Purviance’s rather matronly screen presence, even dolled up to the nines in clothes that drag queens then or now would have died for, is hard to accept. The film would no doubt have been better with Gloria Swanson or Greta Garbo in the role. As it is, it is Menjou that takes the acting honors, launching him on a film career in which he got cast again and again as an amoral cad whose money insulated him from the consequences of his deeds. Theodore Huff’s Chaplin biography claimed that Chaplin shot an alternate ending in which Marie returns to Pierre after Jean’s suicide and released this version in Europe under the title Public Opinion (after changing the working title from Destiny, perhaps because Fritz Lang’s film Der Müde Tod – literally “The Weary Death” – had been released in the U.S. as Destiny two years earlier), and Chaplin himself ridiculed the American ending (the one we have), saying to friends, “How do we know Marie is going to stay on the farm more than 10 minutes after the film ends?” But A Woman of Paris is a quite extraordinary movie, full of wit and subtleties we usually don’t associate with silent films, and much more adventurously directed than most of Chaplin’s comedies.
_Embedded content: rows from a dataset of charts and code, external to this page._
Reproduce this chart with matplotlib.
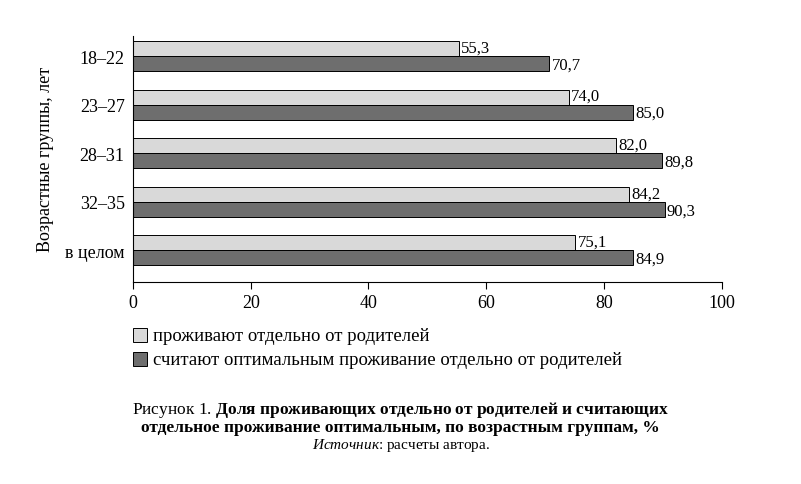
import matplotlib
matplotlib.use("Agg")
import matplotlib.pyplot as plt
from matplotlib.patches import Rectangle
import numpy as np

categories = ["18–22", "23–27", "28–31", "32–35", "в целом"]
live_apart = [55.3, 74.0, 82.0, 84.2, 75.1]
optimal = [70.7, 85.0, 89.8, 90.3, 84.9]
labels = ["проживают отдельно от родителей",
          "считают оптимальным проживание отдельно от родителей"]
xticks = [0, 20, 40, 60, 80, 100]

plt.rcParams["font.family"] = "Liberation Serif"
plt.rcParams["mathtext.fontset"] = "custom"
plt.rcParams["mathtext.rm"] = "Liberation Serif"
plt.rcParams["mathtext.bf"] = "Liberation Serif:bold"
plt.rcParams["mathtext.it"] = "Liberation Serif:italic"
fig = plt.figure(figsize=(8.01, 4.85), dpi=100)
ax = fig.add_axes([0.166, 0.4165, 0.735, 0.508])
y = np.arange(len(categories))
h = 0.31
light, dark = "#d9d9d9", "#6e6e6e"
ax.barh(y - h/2, live_apart, height=h, color=light, edgecolor="black", linewidth=0.7)
ax.barh(y + h/2, optimal, height=h, color=dark, edgecolor="black", linewidth=0.7)
fmt = lambda v: f"{v:.1f}".replace(".", ",")
for i in range(len(categories)):
    ax.text(live_apart[i] + 0.4, y[i] - h/2 - 0.02, fmt(live_apart[i]), va="center", ha="left", fontsize=12)
    ax.text(optimal[i] + 0.4, y[i] + h/2 + 0.02, fmt(optimal[i]), va="center", ha="left", fontsize=12)
ax.set_ylim(4.65, -0.42)
ax.set_xlim(0, 100)
ax.set_yticks(y)
ax.set_yticklabels(categories, fontsize=13)
ax.set_xticks(xticks)
ax.set_xticklabels([str(t) for t in xticks], fontsize=13)
ax.tick_params(axis="y", length=0, pad=6)
ax.tick_params(axis="x", length=5, direction="out")
for s in ["top", "right"]:
    ax.spines[s].set_visible(False)
ax.set_ylabel("Возрастные группы, лет", fontsize=13, labelpad=8)

for i, (lab, c) in enumerate(zip(labels, [light, dark])):
    yy = 1 - (337 + 24*i) / 485
    fig.patches.append(Rectangle((133/801, yy - 0.012), 14/801, 0.029, transform=fig.transFigure,
                                 facecolor=c, edgecolor="black", linewidth=0.7))
    fig.text(153/801, yy + 0.002, lab, fontsize=13.5, va="center", ha="left")

fig.text(0.5, 1 - 410/485, "Рисунок 1. $\\mathbf{Доля\\ проживающих\\ отдельно\\ от\\ родителей\\ и\\ считающих}$",
         ha="center", va="center", fontsize=12.5)
fig.text(0.5, 1 - 428/485, "отдельное проживание оптимальным, по возрастным группам, %",
         ha="center", va="center", fontsize=12.5, fontweight="bold")
fig.text(0.5, 1 - 446/485, "$\\mathit{Источник}$: расчеты автора.", ha="center", va="center", fontsize=11)
fig.savefig("out.png", dpi=100)
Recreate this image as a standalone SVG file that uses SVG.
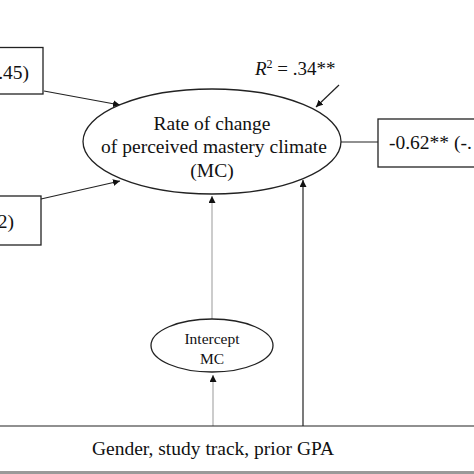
<svg xmlns="http://www.w3.org/2000/svg" width="474" height="474" viewBox="0 0 474 474">
<style>
text{font-family:"Liberation Serif","Times New Roman",serif;fill:#111}
.box{fill:#fff;stroke:#222;stroke-width:1.3}
.ell{fill:#fff;stroke:#222;stroke-width:1.3}
.ln{stroke:#222;stroke-width:1.2;fill:none}
.gl{stroke:#999;stroke-width:1;fill:none}
.big{font-size:19.5px}
</style>
<defs>
<marker id="ah" viewBox="0 0 10 10" refX="10" refY="5" markerWidth="7" markerHeight="7" orient="auto" markerUnits="userSpaceOnUse"><path d="M0,0 L10,5 L0,10 z" fill="#111"/></marker>
</defs>
<rect x="0" y="0" width="474" height="474" fill="#fff"/>
<g id="connectors">
<line class="ln" x1="44" y1="91" x2="120" y2="105" marker-end="url(#ah)"/>
<line class="ln" x1="41" y1="199" x2="120" y2="181" marker-end="url(#ah)"/>
<line class="ln" x1="339" y1="85" x2="316" y2="107" marker-end="url(#ah)"/>
<line class="ln" x1="341" y1="142" x2="378" y2="142"/>
<line class="gl" x1="212" y1="319" x2="212" y2="196" marker-end="url(#ah)"/>
<line class="ln" x1="303" y1="426" x2="303" y2="180" marker-end="url(#ah)"/>
<line class="gl" x1="213" y1="426" x2="213" y2="375" marker-end="url(#ah)"/>
</g>
<g id="box-top-left">
<rect class="box" x="-10" y="47.5" width="53" height="46.5"/>
<text class="big" x="29" y="79" text-anchor="end">.45)</text>
</g>
<g id="box-bottom-left">
<rect class="box" x="-10" y="196" width="51" height="49"/>
<text class="big" x="14" y="228" text-anchor="end">2)</text>
</g>
<g id="mc-rate">
<ellipse class="ell" cx="212" cy="141.5" rx="129" ry="52.5"/>
<text class="big" x="212" y="130" text-anchor="middle">Rate of change</text>
<text class="big" x="214" y="153" text-anchor="middle">of perceived mastery climate</text>
<text class="big" x="212" y="177" text-anchor="middle">(MC)</text>
</g>
<g id="r2">
<text x="255" y="75" font-size="19"><tspan font-style="italic">R</tspan><tspan font-size="12" dy="-7">2</tspan><tspan dy="7"> = .34**</tspan></text>
</g>
<g id="box-right">
<rect class="box" x="378" y="119" width="110" height="48"/>
<text class="big" x="389" y="149">-0.62** (-.</text>
</g>
<g id="intercept">
<ellipse class="ell" cx="212" cy="345.5" rx="61" ry="26.5"/>
<text x="212" y="344" font-size="15.5" text-anchor="middle">Intercept</text>
<text x="212" y="364" font-size="15.5" text-anchor="middle">MC</text>
</g>
<g id="covariates">
<line class="ln" x1="0" y1="426" x2="474" y2="426"/>
<text x="213" y="455" font-size="19.5" text-anchor="middle">Gender, study track, prior GPA</text>
<rect x="0" y="471" width="474" height="3" fill="#999"/>
</g>
</svg>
It affected Ernst Lubitsch, who after a promising career in Germany directing mostly historical spectaculars saw A Woman of Paris right after the financial failure of his own first U.S. movie, the Mary Pickford vehicle Rosita, and decided the envelope-pushing romantic comedy-drama of A Woman of Paris would be a viable career path for him both artistically and commercially. (It was.) It’s also one of the great ironies of Hollywood history that Adolphe Menjou, one of the movie industry’s most fanatical Right-wingers and a member of the pro-blacklist Motion Picture Alliance for the Preservation of American Ideals, in which capacity he testified for days before the House Un-American Activities Committee enthusiastically naming names of actual or suspected Communists, would have got his career boost from unabashed Leftist and ultimate blacklist victim Charlie Chaplin, who was actually barred from returning to the United States in 1953 over his politics. (Earlier I’ve argued a parallel between Chaplin and John Lennon, both British-born artistic geniuses who raised the popularity of the genres they worked in – movies in Chaplin’s case and rock music in Lennon’s – and ran afoul of U.S. immigration authorities over their politics – though Lennon, unlike Chaplin, won his legal battle and was allowed to stay.) I’ve also noted an intriguing parallel between A Woman of Paris and Woody Allen’s 1978 film Interiors, also a serious drama made by a writer-director-star best known for comedies and also a box-office flop – and Chaplin and Allen have parallels in that they achieved a unique blend of comedy and pathos, both won the admiration of intellectual film critics, and both were jeopardized by sex scandals involving underage or barely legal partners.